Cet argument de vente, qui se répercute dans le prix de la machine, a sa part dans le succès de la console. Mais tout bascule lorsqu’un hacker, Geohot, annonce qu’il a franchi les sécurités de la PS3. Il peut jouer à des jeux copiés en passant par Linux. Non seulement Sony l’attaque en justice, mais le constructeur met également à jour toutes les PS3 (via leurs connections internet) pour enlever la possibilité d’utiliser Linux.

L’indignation de la communauté des gamers est alors compréhensible : Sony vient de leur enlever une possibilité qu’ils ont payée et qui était contractuelle. L’armée et les autres industriels sont obligés quand à eux de ne plus mettre leurs consoles à jour : ils n’auront plus les correctifs de bugs et autres améliorations du système...

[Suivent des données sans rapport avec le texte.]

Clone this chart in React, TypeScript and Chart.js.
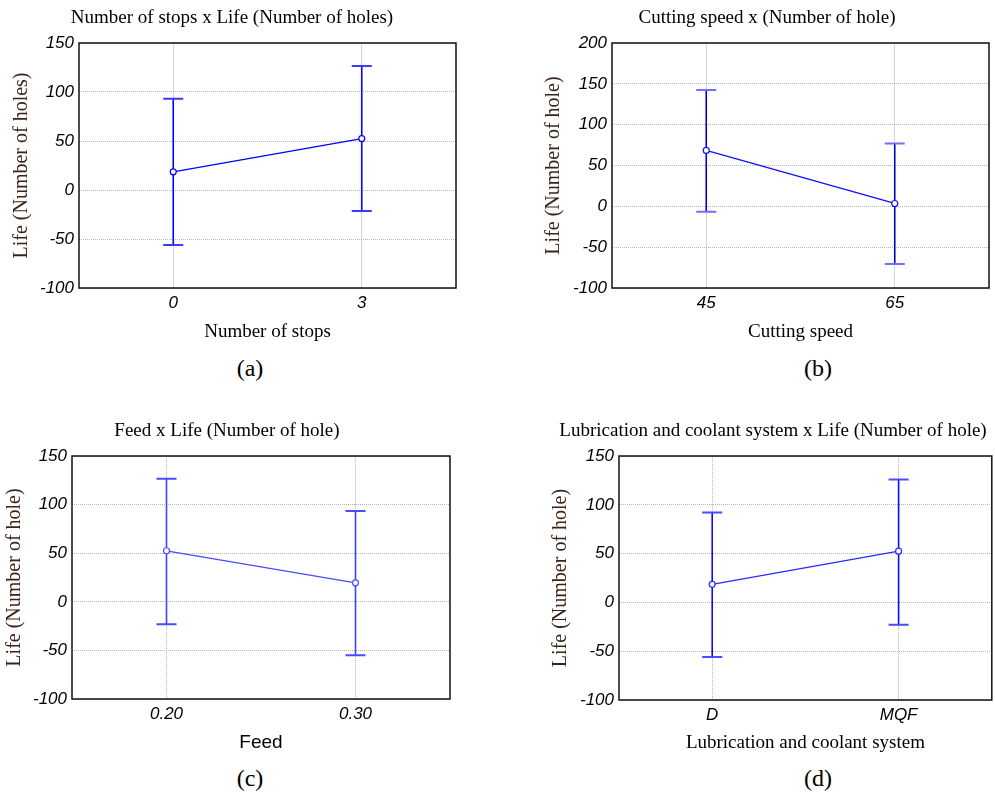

Le mécontentement contre Sony s’accentue encore à cause des méthodes qu’ils utilisent contre GeoHot, comme la fouille de son compte Paypal et d’autres infractions à la vie privée. La firme nippone avait une image proche des gamers : elle bascule dans le rôle de la multinationale avide et sans scrupules. Anonymous, Robins des bois du troisième millénaire? C’est dans ce cadre qu’Anonymous l’attaque.

Début avril ils montent rapidement, à leur habitude, des ddos (déni de service distribué) contre les sites de Sony. Ces attaques collectives sont l’équivalent informatique d’un sit-in, ou des milliers de requêtes sont envoyées simultanément à un site pour que personne ne puisse plus s’y connecter. C’est la méthode habituelle d’Anonymous, contre laquelle ni Sony ni personne ne peut rien faire, mais qui n’engage pas de poursuites légales.

Quelques jours après, les clients se plaignent de ne plus avoir accès à leurs services de jeux. Anonymous se voulant du coté des gamers, l’opération est arrêtée : “Nous allons réfléchir à d’autres modes d’actions” annonce leur communiqué. Deux semaines plus tard, c’est le piratage du PSN: le lien est évident.

Manifestation de militants d'Anonymous en Allemagne (AFP).Mais pourtant cela ne cadre pas : Anonymous ne cherche pas le profit, il ne vole pas d’argent. De plus on ne peut pas l’accuser en tant qu’organisation, car il s’agit d’une structure horizontale, sans chef. N’importe qui peut émettre des messages en tant qu’Anonymous. C’est d’ailleurs le problème du communiqué qu’ils vont alors faire : ils nient toute implication dans le piratage de Sony, mais personne ne peut vraiment parler au nom d’Anonymous...

Ce que l’on peut dire, c’est que ça ne correspond pas à l’esprit affiché par ces hackers, esprit qui est fondamental pour cette communauté sans hiérarchie. Sony ne les accuse d’ailleurs pas, alors même qu’ils rapportent devant le Congrès américain avoir trouvé leur signature dans ses serveurs. Sans que ce soit un coup monté, il peut s’agir de n’importe qui se revendiquant d’Anonymous...

L’attaque a été lancée depuis le cloud d’Amazon (un ensemble d’ordinateurs qui permet d’offrir des services de stockage à distance), ce qui efface encore plus les traces. Sony ne saura probablement jamais qui l’a frappé. Mais entre les dégâts sur son image de marque, les procès d’utilisateurs mécontents, les pertes dues à la fermeture de son commerce en ligne et les reventes de Playstation 3 qui ont augmenté de 200%, ceux qui ont fait ça ont porté un coup historique à la multinationale.